The Philosophy

Nothing is. Everything is becoming.

Everything is a work in progress. You. Your life. Your family. Your career. The person you're still becoming. All of it, moving. Always.

There is no "is" with a period at the end. If it feels like a pause, a plateau, a stopping point? That's an illusion. There are no logical breakpoints in a life. Only movement, and what you choose to do with it.

Trajectory

You can trace lines from the dots made in the past and draw a trajectory into the future. If you don't like where it leads, you change it. You make different choices. You bend the line. The power to redirect your life is always yours.

Compassion

When you look at someone, even yourself, you don't tally a ledger and arrive at some net worth of a human being. The only thing that matters is where they're going.

This is a way of seeing that replaces judgment with curiosity, and the snapshot with the story still being written.

Hope

At its essence, this is about hope. The quiet, persistent belief that everything has the ability to become. Not a promise that things will be easy. A promise that they can be different.

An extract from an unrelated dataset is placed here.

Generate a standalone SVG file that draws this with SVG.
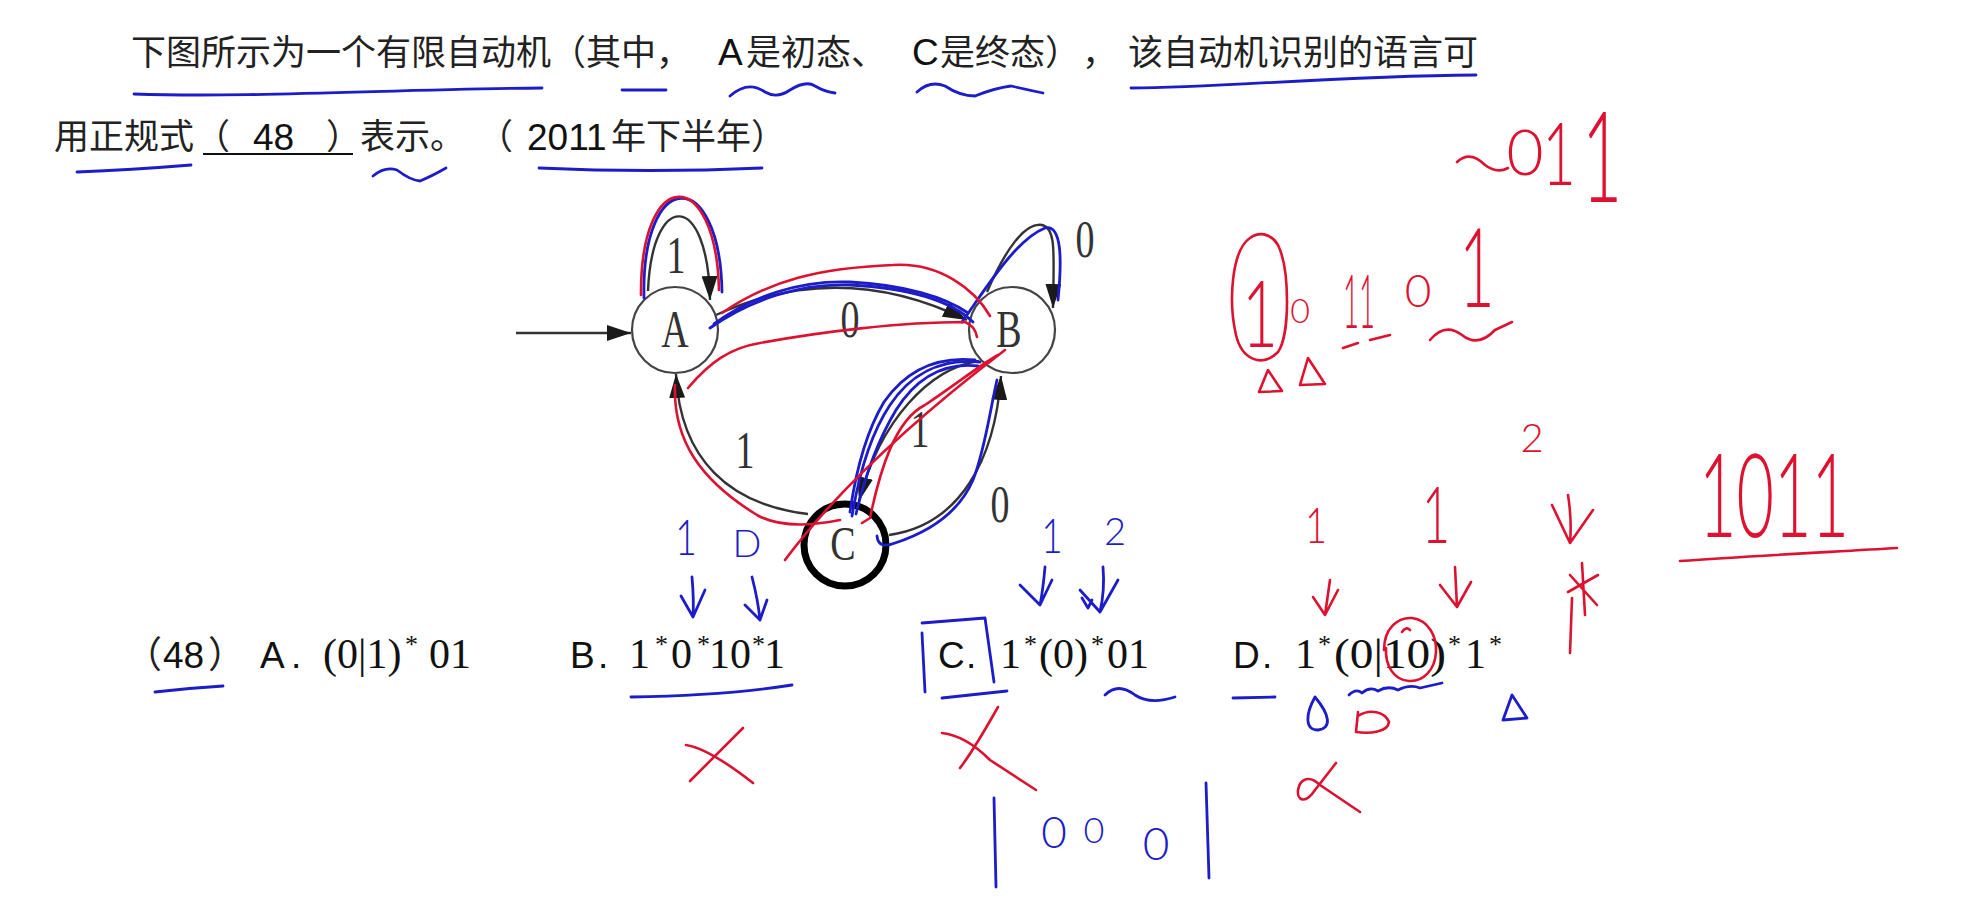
<svg xmlns="http://www.w3.org/2000/svg" width="1974" height="905" viewBox="0 0 1974 905">
<defs>
<style>
.cjk{font-family:"Noto Sans CJK SC","Noto Sans",sans-serif;font-size:35px;fill:#222}
.lat{font-family:"Liberation Sans",Arial,sans-serif;font-size:37px;fill:#111}
.ser{font-family:"Liberation Serif","Times New Roman",serif;font-size:42px;fill:#111}
.sup{font-family:"Liberation Serif","Times New Roman",serif;font-size:26px;fill:#111}
.lbl{font-family:"Liberation Serif","Times New Roman",serif;font-size:38px;fill:#333;text-anchor:middle}
.node{fill:#fff;stroke:#444;stroke-width:2.2}
.final{fill:#fff;stroke:#000;stroke-width:7}
.edge{fill:none;stroke:#333;stroke-width:2.4}
.red{fill:none;stroke:#dc1230;stroke-width:2.6;stroke-linecap:round;stroke-linejoin:round}
.blue{fill:none;stroke:#1c1cc8;stroke-width:2.8;stroke-linecap:round;stroke-linejoin:round}
.hwr{font-family:Lato,"DejaVu Sans",sans-serif;font-weight:300;fill:#dc1230;text-anchor:middle}
.hwb{font-family:Lato,"DejaVu Sans",sans-serif;font-weight:300;fill:#1c1cc8;text-anchor:middle}
</style>
<marker id="ah" markerUnits="userSpaceOnUse" markerWidth="24" markerHeight="16" refX="24" refY="8" orient="auto">
<path d="M0,0 L24,8 L0,16 z" fill="#1a1a1a"/>
</marker>
</defs>
<rect width="1974" height="905" fill="#fff"/>

<!-- question text -->
<g id="question">
<text class="cjk" y="65"><tspan x="131">下图所示为一个有限自动机</tspan><tspan x="551">（其中，</tspan><tspan x="746">是初态、</tspan><tspan x="940">是终态）</tspan><tspan x="1082">，</tspan><tspan x="1128">该自动机识别的语言可</tspan></text>
<text class="lat" y="65"><tspan x="718">A</tspan><tspan x="912">C</tspan></text>
<text class="cjk" y="149"><tspan x="54">用正规式</tspan><tspan x="195">（</tspan><tspan x="326">）</tspan><tspan x="360">表示。</tspan><tspan x="478">（</tspan><tspan x="611">年下半年）</tspan></text>
<text class="lat" y="150"><tspan x="253">48</tspan><tspan x="527">2011</tspan></text>
<line x1="203" y1="154" x2="353" y2="154" stroke="#111" stroke-width="2.2"/>
</g>

<!-- options -->
<g id="options">
<text class="cjk" x="125" y="668" style="font-size:37px">（</text>
<text class="lat" x="163" y="668">48</text>
<text class="cjk" x="208" y="668" style="font-size:37px">）</text>
<text class="lat" y="668"><tspan x="260">A</tspan><tspan x="291">.</tspan><tspan x="570">B</tspan><tspan x="598">.</tspan><tspan x="938">C</tspan><tspan x="966">.</tspan><tspan x="1233">D</tspan><tspan x="1262">.</tspan></text>
<text class="ser" y="668"><tspan x="323">(0|1)</tspan><tspan x="429">01</tspan><tspan x="629">1</tspan><tspan x="671">0</tspan><tspan x="709">10</tspan><tspan x="764">1</tspan><tspan x="1000">1</tspan><tspan x="1039">(0)</tspan><tspan x="1107">01</tspan><tspan x="1295">1</tspan><tspan x="1334" textLength="112" lengthAdjust="spacingAndGlyphs">(0|10)</tspan><tspan x="1465">1</tspan></text>
<text class="sup" y="653"><tspan x="405">*</tspan><tspan x="655">*</tspan><tspan x="697">*</tspan><tspan x="752">*</tspan><tspan x="1024">*</tspan><tspan x="1091">*</tspan><tspan x="1318">*</tspan><tspan x="1448">*</tspan><tspan x="1489">*</tspan></text>
</g>

<!-- automaton connectors -->
<g id="connectors">
<path class="edge" d="M516,333 L631,333" marker-end="url(#ah)"/>
<path class="edge" d="M648,291 C652,190 708,190 710,300" marker-end="url(#ah)"/>
<path class="edge" d="M716,315 Q840,258 967,320" marker-end="url(#ah)"/>
<path class="edge" d="M987,292 C1005,250 1025,222 1042,225 C1056,228 1054,252 1053,308" marker-end="url(#ah)"/>
<path class="edge" d="M979,361 C930,368 880,420 859,501" marker-end="url(#ah)"/>
<path class="edge" d="M808,514 C730,505 680,460 676,374" marker-end="url(#ah)"/>
<path class="edge" d="M889,535 C960,525 995,460 1001,376" marker-end="url(#ah)"/>
</g>

<g id="node-A"><circle class="node" cx="675" cy="330" r="43"/><text class="lbl" transform="translate(675,347) scale(1,1.4)">A</text></g>
<g id="node-B"><circle class="node" cx="1012" cy="330" r="43"/><text class="lbl" transform="translate(1009,347) scale(1,1.4)">B</text></g>
<g id="node-C"><circle class="final" cx="845" cy="545" r="41"/><text class="lbl" transform="translate(843,560) scale(1,1.3)">C</text></g>

<g id="edge-labels">
<text class="lbl" transform="translate(676,273) scale(1,1.4)">1</text>
<text class="lbl" transform="translate(850,337) scale(1,1.4)">0</text>
<text class="lbl" transform="translate(1085,257) scale(1,1.4)">0</text>
<text class="lbl" transform="translate(745,468) scale(1,1.4)">1</text>
<text class="lbl" transform="translate(920,447) scale(1,1.4)">1</text>
<text class="lbl" transform="translate(1000,522) scale(1,1.4)">0</text>
</g>

<!-- blue pen marks -->
<g id="blue-marks">
<path class="blue" d="M134,94 C250,98 400,89 542,88"/>
<path class="blue" d="M622,90 L666,90"/>
<path class="blue" d="M730,96 Q748,80 765,92 Q777,99 790,90 Q806,80 815,86 Q825,92 835,93"/>
<path class="blue" d="M917,92 Q930,80 945,86 Q960,96 975,96 Q995,88 1011,86 Q1028,90 1043,93"/>
<path class="blue" d="M1131,88 C1220,88 1330,76 1476,75"/>
<path class="blue" d="M77,172 Q130,170 191,165"/>
<path class="blue" d="M373,176 Q385,166 397,170 Q410,180 420,181 Q432,176 446,168"/>
<path class="blue" d="M539,168 Q650,173 762,168"/>
<path class="blue" d="M644,298 C641,166 720,166 722,292"/>
<path class="blue" d="M710,328 C750,300 800,283 850,285 C910,288 950,300 973,322"/>
<path class="blue" d="M714,324 C752,296 800,280 850,282 C905,285 945,297 968,313"/>
<path class="blue" d="M962,322 C985,290 1015,240 1045,228 C1062,224 1062,260 1058,300"/>
<path class="blue" d="M980,362 C940,358 910,375 890,405 C870,435 858,480 852,516"/>
<path class="blue" d="M978,366 C942,362 915,380 896,410 C878,440 864,480 856,514"/>
<path class="blue" d="M975,360 C935,356 905,372 884,402 C866,432 856,470 850,512"/>
<path class="blue" d="M877,536 C878,546 885,547 895,543 C935,530 960,510 973,480 C985,450 990,410 997,380"/>
<path class="blue" d="M692,577 Q694,600 693,617 M681,596 L693,617 L705,590"/>
<path class="blue" d="M752,577 Q758,600 760,620 M745,605 L760,620 L767,600"/>
<path class="blue" d="M1045,567 Q1043,590 1040,605 M1020,585 L1040,605 L1052,580"/>
<path class="blue" d="M1103,567 Q1105,590 1100,612 M1080,590 L1100,612 L1118,580 M1082,598 L1088,608 L1092,600"/>
<path class="blue" d="M155,692 Q190,688 223,686"/>
<path class="blue" d="M631,697 C700,696 760,690 792,685"/>
<path class="blue" d="M922,623 L985,618 L994,682 M922,633 L925,692"/>
<path class="blue" d="M942,698 L1007,691"/>
<path class="blue" d="M1105,695 Q1118,682 1135,695 Q1150,705 1175,697"/>
<path class="blue" d="M1233,698 L1275,697"/>
<path class="blue" d="M1349,695 Q1356,688 1362,693 Q1370,686 1378,691 Q1388,685 1398,690 Q1410,684 1420,688 L1442,683"/>
<path class="blue" d="M1315,697 C1305,715 1305,730 1318,730 C1332,728 1330,715 1315,697"/>
<path class="blue" d="M1512,695 L1503,720 L1527,718 Z"/>
<path class="blue" d="M994,798 L996,887"/>
<path class="blue" d="M1206,783 L1209,878"/>
<text class="hwb" transform="translate(686,555) scale(1,1.3)" style="font-size:38px">1</text>
<text class="hwb" x="747" y="557" style="font-size:38px">D</text>
<text class="hwb" transform="translate(1052,553) scale(1,1.3)" style="font-size:37px">1</text>
<text class="hwb" x="1115" y="545" style="font-size:38px">2</text>
<text class="hwb" x="1054" y="848" style="font-size:44px">0</text>
<text class="hwb" x="1094" y="843" style="font-size:36px">0</text>
<text class="hwb" x="1156" y="860" style="font-size:46px">0</text>
</g>

<!-- red pen marks -->
<g id="red-marks">
<path class="red" d="M641,295 C640,165 716,165 719,290"/>
<path class="red" d="M722,313 C770,280 820,268 893,265 C940,262 975,290 990,316"/>
<path class="red" d="M688,388 C710,362 730,348 760,343 C820,332 900,322 965,322 Q975,326 977,337"/>
<path class="red" d="M675,385 C673,440 700,480 757,515 C780,528 810,526 840,520"/>
<path class="red" d="M785,560 C830,500 900,430 1005,350"/>
<path class="red" d="M862,523 L870,518 C880,470 895,420 925,405 C955,385 980,365 998,355"/>
<path class="red" d="M998,707 C985,730 970,755 960,768 M942,733 C960,735 975,745 990,760 L1036,790"/>
<path class="red" d="M743,728 L690,781 M686,745 C705,748 730,765 753,783"/>
<path class="red" d="M1384,650 C1384,628 1398,617 1412,618 C1428,620 1437,636 1436,652 C1435,670 1423,682 1409,681 C1394,680 1385,666 1386,648 M1402,632 Q1406,626 1410,630"/>
<path class="red" d="M1358,712 L1356,732 C1370,734 1388,732 1389,722 C1385,712 1370,708 1358,716"/>
<path class="red" d="M1336,763 L1315,790 C1305,805 1297,800 1298,790 C1300,778 1310,775 1320,785 L1360,812"/>
<path class="red" d="M1330,580 L1325,615 M1313,597 L1325,615 L1338,590"/>
<path class="red" d="M1455,567 L1457,607 M1440,585 L1457,607 L1471,582"/>
<path class="red" d="M1568,495 Q1572,520 1570,543 M1552,505 L1570,543 L1593,510"/>
<path class="red" d="M1582,563 L1585,615 M1568,592 L1598,575 M1570,575 L1597,605 M1572,598 L1570,653"/>
<path class="red" d="M1680,561 C1750,556 1830,552 1897,548"/>
<path class="red" d="M1457,162 Q1470,150 1485,165 Q1497,174 1508,168"/>
<path class="red" d="M1250,238 C1232,250 1228,300 1236,335 C1242,360 1262,368 1278,352 C1290,335 1290,270 1278,245 C1270,232 1258,232 1250,238"/>
<path class="red" d="M1343,348 L1358,343 M1370,340 L1390,335"/>
<path class="red" d="M1430,340 Q1445,322 1462,335 Q1478,348 1495,330 L1512,322"/>
<path class="red" d="M1268,370 L1259,392 L1282,391 Z M1308,358 L1300,385 L1325,384 Z"/>
<text class="hwr" x="1525" y="175" style="font-size:64px">0</text>
<text class="hwr" transform="translate(1559,185) scale(1,1.5)" style="font-size:58px">1</text>
<text class="hwr" transform="translate(1602,202) scale(1,1.8)" style="font-size:70px">1</text>
<text class="hwr" transform="translate(1260,347) scale(1,1.5)" style="font-size:62px">1</text>
<text class="hwr" x="1300" y="323" style="font-size:34px">0</text>
<text class="hwr" transform="translate(1359,328) scale(1,1.5)" style="font-size:50px" textLength="32" lengthAdjust="spacingAndGlyphs">11</text>
<text class="hwr" x="1418" y="307" style="font-size:46px">0</text>
<text class="hwr" transform="translate(1477,307) scale(1,1.8)" style="font-size:61px">1</text>
<text class="hwr" x="1532" y="452" style="font-size:40px">2</text>
<text class="hwr" transform="translate(1316,543) scale(1,1.3)" style="font-size:38px">1</text>
<text class="hwr" transform="translate(1436,543) scale(1,1.6)" style="font-size:49px">1</text>
<text class="hwr" transform="translate(1774,537) scale(1,1.55)" style="font-size:75px" textLength="150" lengthAdjust="spacingAndGlyphs">1011</text>
</g>
</svg>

The only thing you can do about tomorrow is plant seeds today. You don't know how they'll grow. Often you won't recognize what they become. But whatever you plant now is already shaping what comes next.

Letting go

Perhaps the hardest part is loosening the stories you've built around yourself. The limitations, the certainties, the things you've decided are fixed. Those stories can quietly make you brittle.

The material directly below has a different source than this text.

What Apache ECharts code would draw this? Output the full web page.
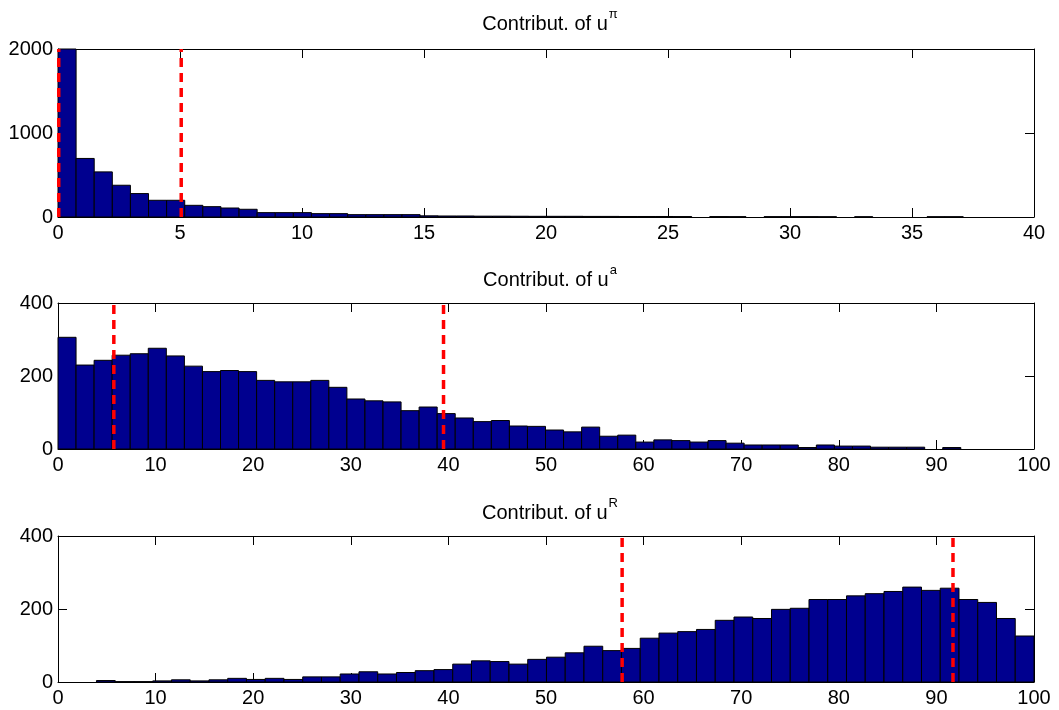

You don't abandon them. You soften them. You hold them lightly, the way you'd hold something you love but don't need to grip. And in that space, something new becomes possible.

The Builder

Richard Van Natta

I build software, write about growth and leadership, and try to live by the philosophy I share here. The Builder's Way started as a Substack, a place to explore the ideas of building, rebuilding, and becoming.

It grew into something bigger: a framework for how I approach work, creativity, and life. The apps I build, the words I write, and the way I show up every day are all expressions of the same idea: that nothing is fixed, and everything is possible.